Pacific Cosmopolitans: A Cultural History of US–Japan Relations by Michael R Auslin - review by Lesley Downer

Lesley Downer

East Meets West

Pacific Cosmopolitans: A Cultural History of US–Japan Relations

By

Harvard University Press 315pp £36.95
 

In 1848 a half-British, half-Chinook Indian called Ranald MacDonald decided he wanted to be the first American to breach the hermit kingdom of Japan. The only Westerners allowed into Japan at the time were Dutch traders. He jumped ship off Hokkaido, the northern main island, set himself adrift and, when a Japanese coastal boat passed, overturned his barque, assuming that the Japanese would rescue him and take him to Japan.

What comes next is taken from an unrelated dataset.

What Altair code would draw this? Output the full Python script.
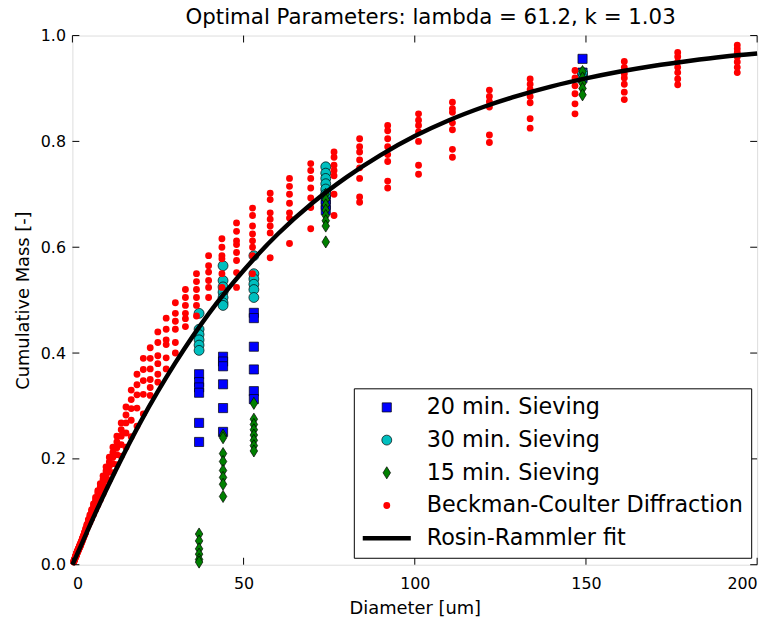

Unfortunately they didn’t see him. When he eventually washed up on Japanese soil, he was arrested immediately. He was shipped back to America, dispirited, after seven months in Japanese prisons, and his account of his experiences was only published posthumously, in 1923.

From the start, despite MacDonald’s inauspicious experience, Japan and America have enjoyed a mutual fascination. In Pacific Cosmopolitans, Michael Auslin, Director of Japan Studies at the American Enterprise Institute for Public Policy Research, tells the story of this love­–hate relationship.